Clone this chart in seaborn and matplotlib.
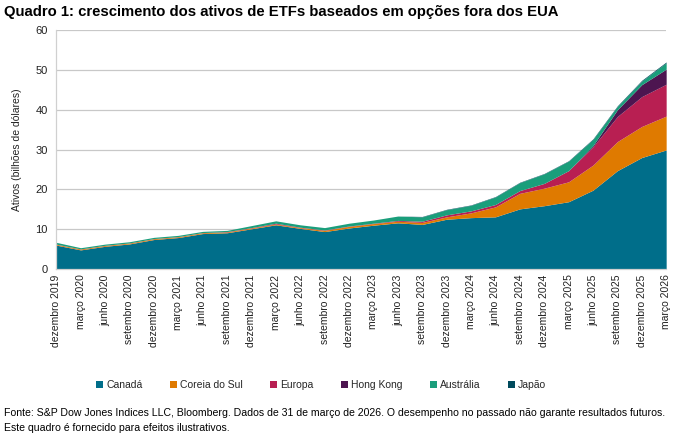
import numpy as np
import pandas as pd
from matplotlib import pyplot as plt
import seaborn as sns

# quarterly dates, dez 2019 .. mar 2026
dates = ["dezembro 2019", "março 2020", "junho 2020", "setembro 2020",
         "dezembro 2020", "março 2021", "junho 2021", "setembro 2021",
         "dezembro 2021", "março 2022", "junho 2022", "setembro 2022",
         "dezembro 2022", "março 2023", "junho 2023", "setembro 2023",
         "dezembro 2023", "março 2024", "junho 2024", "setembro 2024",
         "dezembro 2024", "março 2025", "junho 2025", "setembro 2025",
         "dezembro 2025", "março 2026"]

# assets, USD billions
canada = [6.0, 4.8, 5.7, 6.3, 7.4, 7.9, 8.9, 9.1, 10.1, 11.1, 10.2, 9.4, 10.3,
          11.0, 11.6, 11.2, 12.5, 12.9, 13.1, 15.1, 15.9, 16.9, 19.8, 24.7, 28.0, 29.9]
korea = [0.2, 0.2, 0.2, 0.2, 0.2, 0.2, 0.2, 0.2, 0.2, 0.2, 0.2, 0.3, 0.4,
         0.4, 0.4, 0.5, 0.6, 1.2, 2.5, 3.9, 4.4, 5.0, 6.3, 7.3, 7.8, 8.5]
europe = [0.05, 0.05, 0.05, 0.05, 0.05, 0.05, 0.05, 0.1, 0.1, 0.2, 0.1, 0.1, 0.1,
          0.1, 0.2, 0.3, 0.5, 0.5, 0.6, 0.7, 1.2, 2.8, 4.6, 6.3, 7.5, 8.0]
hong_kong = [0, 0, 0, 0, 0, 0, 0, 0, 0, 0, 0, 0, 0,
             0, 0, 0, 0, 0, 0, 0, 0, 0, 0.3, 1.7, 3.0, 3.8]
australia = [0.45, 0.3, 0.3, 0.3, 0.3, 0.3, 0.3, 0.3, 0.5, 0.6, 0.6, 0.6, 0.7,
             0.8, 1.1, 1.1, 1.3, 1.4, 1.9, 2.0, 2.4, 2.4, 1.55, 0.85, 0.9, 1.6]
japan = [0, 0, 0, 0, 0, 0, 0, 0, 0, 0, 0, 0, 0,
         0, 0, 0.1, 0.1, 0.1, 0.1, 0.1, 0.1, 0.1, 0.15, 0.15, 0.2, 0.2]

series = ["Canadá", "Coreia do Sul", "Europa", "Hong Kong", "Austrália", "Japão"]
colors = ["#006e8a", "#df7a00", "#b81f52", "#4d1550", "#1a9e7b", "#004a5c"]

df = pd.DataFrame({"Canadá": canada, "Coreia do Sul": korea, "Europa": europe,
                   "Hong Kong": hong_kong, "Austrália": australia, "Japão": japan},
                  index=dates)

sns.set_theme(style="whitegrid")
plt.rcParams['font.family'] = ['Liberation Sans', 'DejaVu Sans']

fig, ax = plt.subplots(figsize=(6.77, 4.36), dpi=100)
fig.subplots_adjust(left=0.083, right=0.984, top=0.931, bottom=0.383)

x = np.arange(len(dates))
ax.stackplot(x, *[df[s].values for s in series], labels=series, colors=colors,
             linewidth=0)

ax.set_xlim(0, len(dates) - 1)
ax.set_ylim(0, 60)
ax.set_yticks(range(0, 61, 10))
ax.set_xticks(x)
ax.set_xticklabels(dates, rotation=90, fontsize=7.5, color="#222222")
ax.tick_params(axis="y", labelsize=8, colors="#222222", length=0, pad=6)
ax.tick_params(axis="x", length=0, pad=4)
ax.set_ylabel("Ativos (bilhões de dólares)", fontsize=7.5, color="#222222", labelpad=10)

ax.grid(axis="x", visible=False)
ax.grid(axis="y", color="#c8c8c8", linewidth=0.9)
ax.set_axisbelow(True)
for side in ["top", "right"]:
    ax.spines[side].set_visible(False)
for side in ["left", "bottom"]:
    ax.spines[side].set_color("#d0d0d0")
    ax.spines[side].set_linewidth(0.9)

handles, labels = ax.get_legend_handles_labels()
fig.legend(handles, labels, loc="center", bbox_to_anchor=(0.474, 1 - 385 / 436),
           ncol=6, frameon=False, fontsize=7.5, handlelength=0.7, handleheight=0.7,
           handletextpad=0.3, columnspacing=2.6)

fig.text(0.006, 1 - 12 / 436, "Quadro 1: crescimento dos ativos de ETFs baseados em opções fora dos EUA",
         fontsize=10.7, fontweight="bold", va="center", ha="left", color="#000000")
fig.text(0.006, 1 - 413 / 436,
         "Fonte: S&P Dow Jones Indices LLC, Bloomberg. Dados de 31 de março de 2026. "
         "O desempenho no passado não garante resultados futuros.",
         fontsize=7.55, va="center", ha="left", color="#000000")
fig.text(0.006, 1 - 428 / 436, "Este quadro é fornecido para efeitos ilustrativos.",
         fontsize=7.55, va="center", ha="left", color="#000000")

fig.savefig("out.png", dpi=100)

Requirement :: Repeat the data exactly, excluding the pictures.

Task result ::
Clone this chart in seaborn and matplotlib.
import numpy as np
import pandas as pd
from matplotlib import pyplot as plt
import seaborn as sns

# quarterly dates, dez 2019 .. mar 2026
dates = ["dezembro 2019", "março 2020", "junho 2020", "setembro 2020",
         "dezembro 2020", "março 2021", "junho 2021", "setembro 2021",
         "dezembro 2021", "março 2022", "junho 2022", "setembro 2022",
         "dezembro 2022", "março 2023", "junho 2023", "setembro 2023",
         "dezembro 2023", "março 2024", "junho 2024", "setembro 2024",
         "dezembro 2024", "março 2025", "junho 2025", "setembro 2025",
         "dezembro 2025", "março 2026"]

# assets, USD billions
canada = [6.0, 4.8, 5.7, 6.3, 7.4, 7.9, 8.9, 9.1, 10.1, 11.1, 10.2, 9.4, 10.3,
          11.0, 11.6, 11.2, 12.5, 12.9, 13.1, 15.1, 15.9, 16.9, 19.8, 24.7, 28.0, 29.9]
korea = [0.2, 0.2, 0.2, 0.2, 0.2, 0.2, 0.2, 0.2, 0.2, 0.2, 0.2, 0.3, 0.4,
         0.4, 0.4, 0.5, 0.6, 1.2, 2.5, 3.9, 4.4, 5.0, 6.3, 7.3, 7.8, 8.5]
europe = [0.05, 0.05, 0.05, 0.05, 0.05, 0.05, 0.05, 0.1, 0.1, 0.2, 0.1, 0.1, 0.1,
          0.1, 0.2, 0.3, 0.5, 0.5, 0.6, 0.7, 1.2, 2.8, 4.6, 6.3, 7.5, 8.0]
hong_kong = [0, 0, 0, 0, 0, 0, 0, 0, 0, 0, 0, 0, 0,
             0, 0, 0, 0, 0, 0, 0, 0, 0, 0.3, 1.7, 3.0, 3.8]
australia = [0.45, 0.3, 0.3, 0.3, 0.3, 0.3, 0.3, 0.3, 0.5, 0.6, 0.6, 0.6, 0.7,
             0.8, 1.1, 1.1, 1.3, 1.4, 1.9, 2.0, 2.4, 2.4, 1.55, 0.85, 0.9, 1.6]
japan = [0, 0, 0, 0, 0, 0, 0, 0, 0, 0, 0, 0, 0,
         0, 0, 0.1, 0.1, 0.1, 0.1, 0.1, 0.1, 0.1, 0.15, 0.15, 0.2, 0.2]

series = ["Canadá", "Coreia do Sul", "Europa", "Hong Kong", "Austrália", "Japão"]
colors = ["#006e8a", "#df7a00", "#b81f52", "#4d1550", "#1a9e7b", "#004a5c"]

df = pd.DataFrame({"Canadá": canada, "Coreia do Sul": korea, "Europa": europe,
                   "Hong Kong": hong_kong, "Austrália": australia, "Japão": japan},
                  index=dates)

sns.set_theme(style="whitegrid")
plt.rcParams['font.family'] = ['Liberation Sans', 'DejaVu Sans']

fig, ax = plt.subplots(figsize=(6.77, 4.36), dpi=100)
fig.subplots_adjust(left=0.083, right=0.984, top=0.931, bottom=0.383)

x = np.arange(len(dates))
ax.stackplot(x, *[df[s].values for s in series], labels=series, colors=colors,
             linewidth=0)

ax.set_xlim(0, len(dates) - 1)
ax.set_ylim(0, 60)
ax.set_yticks(range(0, 61, 10))
ax.set_xticks(x)
ax.set_xticklabels(dates, rotation=90, fontsize=7.5, color="#222222")
ax.tick_params(axis="y", labelsize=8, colors="#222222", length=0, pad=6)
ax.tick_params(axis="x", length=0, pad=4)
ax.set_ylabel("Ativos (bilhões de dólares)", fontsize=7.5, color="#222222", labelpad=10)

ax.grid(axis="x", visible=False)
ax.grid(axis="y", color="#c8c8c8", linewidth=0.9)
ax.set_axisbelow(True)
for side in ["top", "right"]:
    ax.spines[side].set_visible(False)
for side in ["left", "bottom"]:
    ax.spines[side].set_color("#d0d0d0")
    ax.spines[side].set_linewidth(0.9)

handles, labels = ax.get_legend_handles_labels()
fig.legend(handles, labels, loc="center", bbox_to_anchor=(0.474, 1 - 385 / 436),
           ncol=6, frameon=False, fontsize=7.5, handlelength=0.7, handleheight=0.7,
           handletextpad=0.3, columnspacing=2.6)

fig.text(0.006, 1 - 12 / 436, "Quadro 1: crescimento dos ativos de ETFs baseados em opções fora dos EUA",
         fontsize=10.7, fontweight="bold", va="center", ha="left", color="#000000")
fig.text(0.006, 1 - 413 / 436,
         "Fonte: S&P Dow Jones Indices LLC, Bloomberg. Dados de 31 de março de 2026. "
         "O desempenho no passado não garante resultados futuros.",
         fontsize=7.55, va="center", ha="left", color="#000000")
fig.text(0.006, 1 - 428 / 436, "Este quadro é fornecido para efeitos ilustrativos.",
         fontsize=7.55, va="center", ha="left", color="#000000")

fig.savefig("out.png", dpi=100)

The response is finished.